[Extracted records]
· · · · ·

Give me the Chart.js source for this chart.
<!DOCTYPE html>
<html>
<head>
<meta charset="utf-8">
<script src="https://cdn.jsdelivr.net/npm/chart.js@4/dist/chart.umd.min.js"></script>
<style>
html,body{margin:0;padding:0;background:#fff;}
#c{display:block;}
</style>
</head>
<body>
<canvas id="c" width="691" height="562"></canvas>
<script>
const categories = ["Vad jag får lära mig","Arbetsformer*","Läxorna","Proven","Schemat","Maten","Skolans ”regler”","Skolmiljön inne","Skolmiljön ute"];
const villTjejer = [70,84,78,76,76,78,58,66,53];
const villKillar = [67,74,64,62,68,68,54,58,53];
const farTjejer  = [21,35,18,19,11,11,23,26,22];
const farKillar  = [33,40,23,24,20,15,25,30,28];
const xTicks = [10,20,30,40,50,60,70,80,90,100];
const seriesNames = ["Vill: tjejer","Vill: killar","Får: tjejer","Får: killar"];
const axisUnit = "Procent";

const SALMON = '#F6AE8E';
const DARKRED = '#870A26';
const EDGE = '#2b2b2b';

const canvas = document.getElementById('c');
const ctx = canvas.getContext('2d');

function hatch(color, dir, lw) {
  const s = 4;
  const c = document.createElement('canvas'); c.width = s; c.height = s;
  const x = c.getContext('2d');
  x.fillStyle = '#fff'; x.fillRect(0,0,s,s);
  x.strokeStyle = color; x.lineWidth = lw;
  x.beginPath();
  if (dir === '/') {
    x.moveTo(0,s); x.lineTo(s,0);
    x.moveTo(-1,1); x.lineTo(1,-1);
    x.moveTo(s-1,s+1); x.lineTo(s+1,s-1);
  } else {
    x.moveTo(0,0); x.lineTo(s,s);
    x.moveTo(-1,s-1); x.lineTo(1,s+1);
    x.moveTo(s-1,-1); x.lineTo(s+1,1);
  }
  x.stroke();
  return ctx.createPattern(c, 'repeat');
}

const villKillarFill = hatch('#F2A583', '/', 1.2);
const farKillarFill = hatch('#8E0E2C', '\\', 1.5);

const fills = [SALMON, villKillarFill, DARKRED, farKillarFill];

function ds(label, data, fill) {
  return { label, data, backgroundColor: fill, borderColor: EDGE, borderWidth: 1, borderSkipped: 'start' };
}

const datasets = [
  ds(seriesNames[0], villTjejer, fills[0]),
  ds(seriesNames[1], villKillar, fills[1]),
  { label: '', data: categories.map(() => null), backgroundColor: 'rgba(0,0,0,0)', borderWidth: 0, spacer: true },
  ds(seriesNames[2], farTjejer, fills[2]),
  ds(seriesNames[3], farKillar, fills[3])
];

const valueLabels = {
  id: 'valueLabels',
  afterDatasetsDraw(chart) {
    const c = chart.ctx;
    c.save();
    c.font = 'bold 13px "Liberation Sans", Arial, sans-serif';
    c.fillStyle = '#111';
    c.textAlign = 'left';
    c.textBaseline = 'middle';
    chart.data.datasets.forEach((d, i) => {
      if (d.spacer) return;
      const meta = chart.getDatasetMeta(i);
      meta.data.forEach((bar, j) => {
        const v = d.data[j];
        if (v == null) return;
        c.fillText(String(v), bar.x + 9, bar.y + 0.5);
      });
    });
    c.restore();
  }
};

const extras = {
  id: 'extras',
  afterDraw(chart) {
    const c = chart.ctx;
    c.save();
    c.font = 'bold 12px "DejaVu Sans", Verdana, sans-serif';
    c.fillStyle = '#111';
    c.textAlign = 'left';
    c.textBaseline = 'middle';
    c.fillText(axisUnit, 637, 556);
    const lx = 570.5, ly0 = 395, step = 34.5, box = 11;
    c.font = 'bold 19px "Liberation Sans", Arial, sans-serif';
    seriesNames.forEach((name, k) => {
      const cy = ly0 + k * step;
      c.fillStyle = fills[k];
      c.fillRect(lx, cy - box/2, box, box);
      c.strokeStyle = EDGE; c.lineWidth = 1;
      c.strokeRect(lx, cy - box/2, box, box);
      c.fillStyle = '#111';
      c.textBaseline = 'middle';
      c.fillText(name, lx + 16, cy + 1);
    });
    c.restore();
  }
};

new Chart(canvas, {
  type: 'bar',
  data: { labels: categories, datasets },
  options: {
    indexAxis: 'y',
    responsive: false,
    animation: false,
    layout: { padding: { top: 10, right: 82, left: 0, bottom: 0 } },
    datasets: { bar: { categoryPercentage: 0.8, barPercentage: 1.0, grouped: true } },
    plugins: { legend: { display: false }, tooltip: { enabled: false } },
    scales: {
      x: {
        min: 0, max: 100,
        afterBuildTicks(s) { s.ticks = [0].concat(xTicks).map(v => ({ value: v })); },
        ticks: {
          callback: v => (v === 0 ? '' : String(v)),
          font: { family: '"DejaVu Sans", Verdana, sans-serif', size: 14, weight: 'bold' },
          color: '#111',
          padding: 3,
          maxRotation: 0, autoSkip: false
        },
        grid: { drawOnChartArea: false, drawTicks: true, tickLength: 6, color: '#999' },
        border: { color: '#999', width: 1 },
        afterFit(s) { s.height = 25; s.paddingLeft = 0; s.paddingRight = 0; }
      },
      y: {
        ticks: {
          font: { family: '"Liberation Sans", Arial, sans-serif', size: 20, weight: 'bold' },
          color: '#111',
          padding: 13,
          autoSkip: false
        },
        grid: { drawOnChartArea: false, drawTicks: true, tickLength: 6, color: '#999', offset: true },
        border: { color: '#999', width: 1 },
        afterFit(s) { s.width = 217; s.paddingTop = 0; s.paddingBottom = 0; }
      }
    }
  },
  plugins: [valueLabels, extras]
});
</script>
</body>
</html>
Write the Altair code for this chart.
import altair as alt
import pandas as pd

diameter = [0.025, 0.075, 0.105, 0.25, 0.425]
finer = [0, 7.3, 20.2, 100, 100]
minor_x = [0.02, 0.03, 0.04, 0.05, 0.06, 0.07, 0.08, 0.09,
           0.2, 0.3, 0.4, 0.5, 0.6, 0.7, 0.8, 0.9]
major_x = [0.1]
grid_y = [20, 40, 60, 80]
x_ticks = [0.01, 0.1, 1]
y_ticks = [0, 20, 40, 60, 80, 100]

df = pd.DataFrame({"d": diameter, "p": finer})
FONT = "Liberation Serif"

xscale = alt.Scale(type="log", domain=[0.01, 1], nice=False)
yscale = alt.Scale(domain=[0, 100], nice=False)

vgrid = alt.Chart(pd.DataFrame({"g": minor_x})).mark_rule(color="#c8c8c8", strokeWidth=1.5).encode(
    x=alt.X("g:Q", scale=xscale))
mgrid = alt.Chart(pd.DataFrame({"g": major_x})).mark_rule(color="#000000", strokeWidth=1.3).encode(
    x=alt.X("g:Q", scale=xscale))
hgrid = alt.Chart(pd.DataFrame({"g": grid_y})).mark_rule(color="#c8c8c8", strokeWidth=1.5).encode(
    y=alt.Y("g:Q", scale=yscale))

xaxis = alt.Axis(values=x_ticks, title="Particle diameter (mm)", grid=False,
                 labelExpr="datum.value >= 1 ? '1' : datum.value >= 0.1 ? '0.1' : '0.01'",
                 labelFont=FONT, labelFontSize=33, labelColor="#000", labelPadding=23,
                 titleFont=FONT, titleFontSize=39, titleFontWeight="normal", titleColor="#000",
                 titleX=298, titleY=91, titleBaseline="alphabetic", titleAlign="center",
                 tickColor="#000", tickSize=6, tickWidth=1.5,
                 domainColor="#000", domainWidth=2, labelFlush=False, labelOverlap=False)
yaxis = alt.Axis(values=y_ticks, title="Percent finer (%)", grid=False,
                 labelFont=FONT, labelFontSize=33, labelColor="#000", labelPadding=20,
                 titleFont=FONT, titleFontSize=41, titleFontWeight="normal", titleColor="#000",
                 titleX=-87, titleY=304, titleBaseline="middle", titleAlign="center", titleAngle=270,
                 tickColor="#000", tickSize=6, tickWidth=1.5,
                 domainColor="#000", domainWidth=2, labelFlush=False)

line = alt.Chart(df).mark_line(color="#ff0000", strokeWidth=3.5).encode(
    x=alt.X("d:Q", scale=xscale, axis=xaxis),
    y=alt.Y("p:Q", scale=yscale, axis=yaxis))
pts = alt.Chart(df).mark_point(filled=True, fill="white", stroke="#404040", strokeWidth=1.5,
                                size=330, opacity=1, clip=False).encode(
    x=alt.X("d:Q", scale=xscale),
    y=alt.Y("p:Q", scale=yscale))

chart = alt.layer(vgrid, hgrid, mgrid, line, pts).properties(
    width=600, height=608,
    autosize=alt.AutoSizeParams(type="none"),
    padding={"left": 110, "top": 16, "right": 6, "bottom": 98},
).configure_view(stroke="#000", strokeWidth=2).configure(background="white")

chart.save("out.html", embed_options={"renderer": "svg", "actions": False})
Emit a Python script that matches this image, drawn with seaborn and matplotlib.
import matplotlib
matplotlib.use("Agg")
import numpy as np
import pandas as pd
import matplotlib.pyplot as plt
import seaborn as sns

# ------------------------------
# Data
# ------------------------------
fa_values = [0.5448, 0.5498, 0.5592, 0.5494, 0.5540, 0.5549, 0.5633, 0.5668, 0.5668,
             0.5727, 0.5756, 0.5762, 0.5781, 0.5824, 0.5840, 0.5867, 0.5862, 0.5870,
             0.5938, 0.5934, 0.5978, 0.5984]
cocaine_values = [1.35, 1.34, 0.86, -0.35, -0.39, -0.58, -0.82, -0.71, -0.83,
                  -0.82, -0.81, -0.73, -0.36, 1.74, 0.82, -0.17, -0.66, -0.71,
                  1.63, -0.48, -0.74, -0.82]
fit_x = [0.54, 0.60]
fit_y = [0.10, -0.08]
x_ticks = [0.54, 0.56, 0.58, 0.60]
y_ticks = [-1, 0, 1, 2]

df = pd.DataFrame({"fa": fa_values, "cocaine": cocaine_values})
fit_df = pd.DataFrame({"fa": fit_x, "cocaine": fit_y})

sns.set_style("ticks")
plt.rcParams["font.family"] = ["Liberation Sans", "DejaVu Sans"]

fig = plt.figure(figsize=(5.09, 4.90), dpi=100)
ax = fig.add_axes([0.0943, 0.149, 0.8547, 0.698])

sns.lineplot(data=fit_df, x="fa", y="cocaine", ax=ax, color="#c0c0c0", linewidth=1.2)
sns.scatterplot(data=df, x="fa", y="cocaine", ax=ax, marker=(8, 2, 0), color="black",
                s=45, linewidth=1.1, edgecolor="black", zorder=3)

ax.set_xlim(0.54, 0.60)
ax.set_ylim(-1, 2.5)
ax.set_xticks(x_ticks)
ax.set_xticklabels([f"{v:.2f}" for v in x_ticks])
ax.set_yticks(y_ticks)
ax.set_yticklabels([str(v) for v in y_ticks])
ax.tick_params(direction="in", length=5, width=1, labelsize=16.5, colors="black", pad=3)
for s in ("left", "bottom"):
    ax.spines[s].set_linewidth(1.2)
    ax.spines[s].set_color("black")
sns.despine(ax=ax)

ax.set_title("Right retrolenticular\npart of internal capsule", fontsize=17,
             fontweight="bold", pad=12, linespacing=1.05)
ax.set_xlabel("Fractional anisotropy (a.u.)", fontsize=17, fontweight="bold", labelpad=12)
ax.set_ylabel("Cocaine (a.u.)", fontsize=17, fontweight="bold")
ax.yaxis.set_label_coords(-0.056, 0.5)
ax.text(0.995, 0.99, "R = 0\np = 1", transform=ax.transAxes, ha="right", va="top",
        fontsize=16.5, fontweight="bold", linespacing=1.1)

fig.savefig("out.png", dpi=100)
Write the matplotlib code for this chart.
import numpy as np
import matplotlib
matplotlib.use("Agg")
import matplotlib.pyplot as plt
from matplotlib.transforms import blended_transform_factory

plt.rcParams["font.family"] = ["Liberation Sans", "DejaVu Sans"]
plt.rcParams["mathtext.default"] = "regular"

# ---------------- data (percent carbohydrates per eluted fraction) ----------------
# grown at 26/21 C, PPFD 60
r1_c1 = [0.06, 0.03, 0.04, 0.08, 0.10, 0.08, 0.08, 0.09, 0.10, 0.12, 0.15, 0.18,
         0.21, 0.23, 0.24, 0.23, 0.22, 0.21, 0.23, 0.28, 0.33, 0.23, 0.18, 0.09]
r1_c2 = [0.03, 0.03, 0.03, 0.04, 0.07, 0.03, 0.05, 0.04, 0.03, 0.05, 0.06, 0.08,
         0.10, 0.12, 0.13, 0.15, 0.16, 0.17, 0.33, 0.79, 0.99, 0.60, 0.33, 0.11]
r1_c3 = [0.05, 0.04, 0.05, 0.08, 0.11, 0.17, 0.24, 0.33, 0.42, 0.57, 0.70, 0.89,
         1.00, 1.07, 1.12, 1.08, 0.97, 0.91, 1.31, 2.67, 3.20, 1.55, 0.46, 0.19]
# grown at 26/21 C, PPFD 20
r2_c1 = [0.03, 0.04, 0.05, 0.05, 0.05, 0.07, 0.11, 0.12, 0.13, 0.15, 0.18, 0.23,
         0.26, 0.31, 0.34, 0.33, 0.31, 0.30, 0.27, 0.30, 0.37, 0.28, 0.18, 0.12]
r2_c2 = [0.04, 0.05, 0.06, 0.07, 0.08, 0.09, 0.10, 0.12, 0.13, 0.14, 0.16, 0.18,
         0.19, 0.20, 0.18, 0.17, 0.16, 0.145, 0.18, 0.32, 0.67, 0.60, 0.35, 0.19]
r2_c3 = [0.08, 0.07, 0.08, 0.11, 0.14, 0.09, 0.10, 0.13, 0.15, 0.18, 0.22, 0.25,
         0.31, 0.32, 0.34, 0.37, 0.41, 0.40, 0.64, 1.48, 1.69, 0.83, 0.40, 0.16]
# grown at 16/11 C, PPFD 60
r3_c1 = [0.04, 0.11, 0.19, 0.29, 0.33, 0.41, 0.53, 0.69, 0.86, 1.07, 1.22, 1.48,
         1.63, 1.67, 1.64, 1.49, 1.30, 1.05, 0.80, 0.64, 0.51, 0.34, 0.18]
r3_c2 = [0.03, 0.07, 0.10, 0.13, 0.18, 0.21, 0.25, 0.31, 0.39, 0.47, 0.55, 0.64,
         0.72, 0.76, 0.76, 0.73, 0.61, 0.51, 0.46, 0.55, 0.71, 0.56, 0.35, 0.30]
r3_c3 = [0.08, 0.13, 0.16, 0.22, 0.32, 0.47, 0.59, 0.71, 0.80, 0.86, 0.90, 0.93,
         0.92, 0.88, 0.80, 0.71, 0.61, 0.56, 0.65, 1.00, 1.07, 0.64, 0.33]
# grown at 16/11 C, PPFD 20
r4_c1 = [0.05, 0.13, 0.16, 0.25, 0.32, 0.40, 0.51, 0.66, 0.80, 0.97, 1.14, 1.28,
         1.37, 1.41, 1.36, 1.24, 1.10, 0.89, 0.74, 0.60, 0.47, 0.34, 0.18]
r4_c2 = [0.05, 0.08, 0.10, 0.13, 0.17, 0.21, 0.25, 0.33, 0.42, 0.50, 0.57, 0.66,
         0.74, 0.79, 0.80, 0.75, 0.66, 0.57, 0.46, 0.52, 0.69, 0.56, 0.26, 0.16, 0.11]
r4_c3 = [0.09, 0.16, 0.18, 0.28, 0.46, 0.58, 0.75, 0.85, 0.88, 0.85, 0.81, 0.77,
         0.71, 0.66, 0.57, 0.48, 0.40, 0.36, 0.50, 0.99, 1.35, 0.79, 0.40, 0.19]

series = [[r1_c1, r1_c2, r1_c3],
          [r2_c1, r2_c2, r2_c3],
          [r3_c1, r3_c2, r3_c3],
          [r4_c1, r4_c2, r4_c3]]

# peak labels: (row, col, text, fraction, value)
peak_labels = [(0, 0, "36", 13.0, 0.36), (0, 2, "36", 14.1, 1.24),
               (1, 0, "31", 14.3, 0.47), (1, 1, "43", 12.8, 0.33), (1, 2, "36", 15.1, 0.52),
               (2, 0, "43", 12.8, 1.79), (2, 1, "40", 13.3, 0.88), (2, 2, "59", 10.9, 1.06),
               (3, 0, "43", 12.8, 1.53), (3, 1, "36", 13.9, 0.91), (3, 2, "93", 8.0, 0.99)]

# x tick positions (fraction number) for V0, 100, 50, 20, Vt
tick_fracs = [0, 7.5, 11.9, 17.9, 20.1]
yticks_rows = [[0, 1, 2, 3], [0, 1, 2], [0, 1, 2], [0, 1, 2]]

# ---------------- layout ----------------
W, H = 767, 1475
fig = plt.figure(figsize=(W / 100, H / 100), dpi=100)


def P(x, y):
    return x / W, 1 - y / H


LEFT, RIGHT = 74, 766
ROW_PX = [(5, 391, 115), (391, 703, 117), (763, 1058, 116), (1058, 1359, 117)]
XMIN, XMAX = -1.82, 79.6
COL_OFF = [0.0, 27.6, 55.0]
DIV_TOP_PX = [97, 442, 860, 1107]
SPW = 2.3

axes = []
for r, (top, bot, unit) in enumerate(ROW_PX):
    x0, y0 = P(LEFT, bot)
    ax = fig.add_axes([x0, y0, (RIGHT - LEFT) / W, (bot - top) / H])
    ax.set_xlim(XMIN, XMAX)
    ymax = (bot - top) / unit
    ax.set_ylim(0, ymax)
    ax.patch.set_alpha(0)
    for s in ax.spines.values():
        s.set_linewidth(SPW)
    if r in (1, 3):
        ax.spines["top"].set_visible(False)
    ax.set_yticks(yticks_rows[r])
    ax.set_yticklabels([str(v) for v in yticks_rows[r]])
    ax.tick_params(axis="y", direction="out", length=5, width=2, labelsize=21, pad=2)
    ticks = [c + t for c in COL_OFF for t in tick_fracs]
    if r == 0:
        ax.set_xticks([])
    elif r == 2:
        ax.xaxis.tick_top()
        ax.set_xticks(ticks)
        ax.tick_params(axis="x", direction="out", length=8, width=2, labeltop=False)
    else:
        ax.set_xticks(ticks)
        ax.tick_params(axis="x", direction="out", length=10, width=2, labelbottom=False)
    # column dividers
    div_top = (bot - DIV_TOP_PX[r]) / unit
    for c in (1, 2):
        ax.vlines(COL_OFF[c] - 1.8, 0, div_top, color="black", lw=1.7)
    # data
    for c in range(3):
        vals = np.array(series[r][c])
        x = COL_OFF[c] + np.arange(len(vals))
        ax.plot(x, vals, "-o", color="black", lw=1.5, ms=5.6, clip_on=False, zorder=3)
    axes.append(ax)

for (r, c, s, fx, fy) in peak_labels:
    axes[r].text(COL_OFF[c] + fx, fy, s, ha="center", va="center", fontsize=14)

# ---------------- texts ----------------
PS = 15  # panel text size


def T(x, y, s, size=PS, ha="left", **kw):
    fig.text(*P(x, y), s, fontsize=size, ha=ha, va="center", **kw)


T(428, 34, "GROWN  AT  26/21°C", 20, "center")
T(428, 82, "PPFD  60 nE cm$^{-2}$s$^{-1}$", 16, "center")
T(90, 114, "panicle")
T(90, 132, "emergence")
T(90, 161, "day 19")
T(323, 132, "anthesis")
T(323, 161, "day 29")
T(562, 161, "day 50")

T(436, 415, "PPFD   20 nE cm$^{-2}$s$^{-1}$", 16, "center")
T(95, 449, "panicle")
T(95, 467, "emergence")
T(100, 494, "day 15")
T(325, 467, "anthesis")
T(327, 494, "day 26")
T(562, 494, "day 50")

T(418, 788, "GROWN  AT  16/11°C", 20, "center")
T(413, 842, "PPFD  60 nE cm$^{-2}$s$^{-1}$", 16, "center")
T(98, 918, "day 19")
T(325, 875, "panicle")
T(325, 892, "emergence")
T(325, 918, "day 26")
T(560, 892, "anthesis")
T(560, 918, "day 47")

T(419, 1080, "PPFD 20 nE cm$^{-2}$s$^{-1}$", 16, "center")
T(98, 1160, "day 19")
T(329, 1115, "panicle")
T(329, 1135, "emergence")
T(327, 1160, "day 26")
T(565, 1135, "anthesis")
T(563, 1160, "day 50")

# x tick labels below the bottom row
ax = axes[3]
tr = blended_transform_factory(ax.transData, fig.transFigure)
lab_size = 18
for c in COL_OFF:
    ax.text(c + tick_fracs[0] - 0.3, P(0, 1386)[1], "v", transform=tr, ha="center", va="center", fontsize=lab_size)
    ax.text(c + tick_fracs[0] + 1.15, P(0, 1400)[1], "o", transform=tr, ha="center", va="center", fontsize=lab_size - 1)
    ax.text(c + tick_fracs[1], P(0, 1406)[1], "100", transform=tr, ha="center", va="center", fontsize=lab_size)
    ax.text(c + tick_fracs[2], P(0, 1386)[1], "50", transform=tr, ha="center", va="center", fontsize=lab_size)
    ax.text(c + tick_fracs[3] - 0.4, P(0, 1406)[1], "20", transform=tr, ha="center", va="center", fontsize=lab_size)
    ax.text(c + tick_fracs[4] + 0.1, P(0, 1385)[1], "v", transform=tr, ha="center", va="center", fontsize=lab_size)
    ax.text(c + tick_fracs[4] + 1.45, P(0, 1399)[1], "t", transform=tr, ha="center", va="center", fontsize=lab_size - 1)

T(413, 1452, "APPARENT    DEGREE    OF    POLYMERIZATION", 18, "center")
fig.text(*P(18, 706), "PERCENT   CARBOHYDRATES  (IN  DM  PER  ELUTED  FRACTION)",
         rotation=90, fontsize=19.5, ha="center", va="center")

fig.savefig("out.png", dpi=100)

· · · · ·

Job:
Across the data above, how many lines include the word "this"? Give only the count.

Exercise result:
4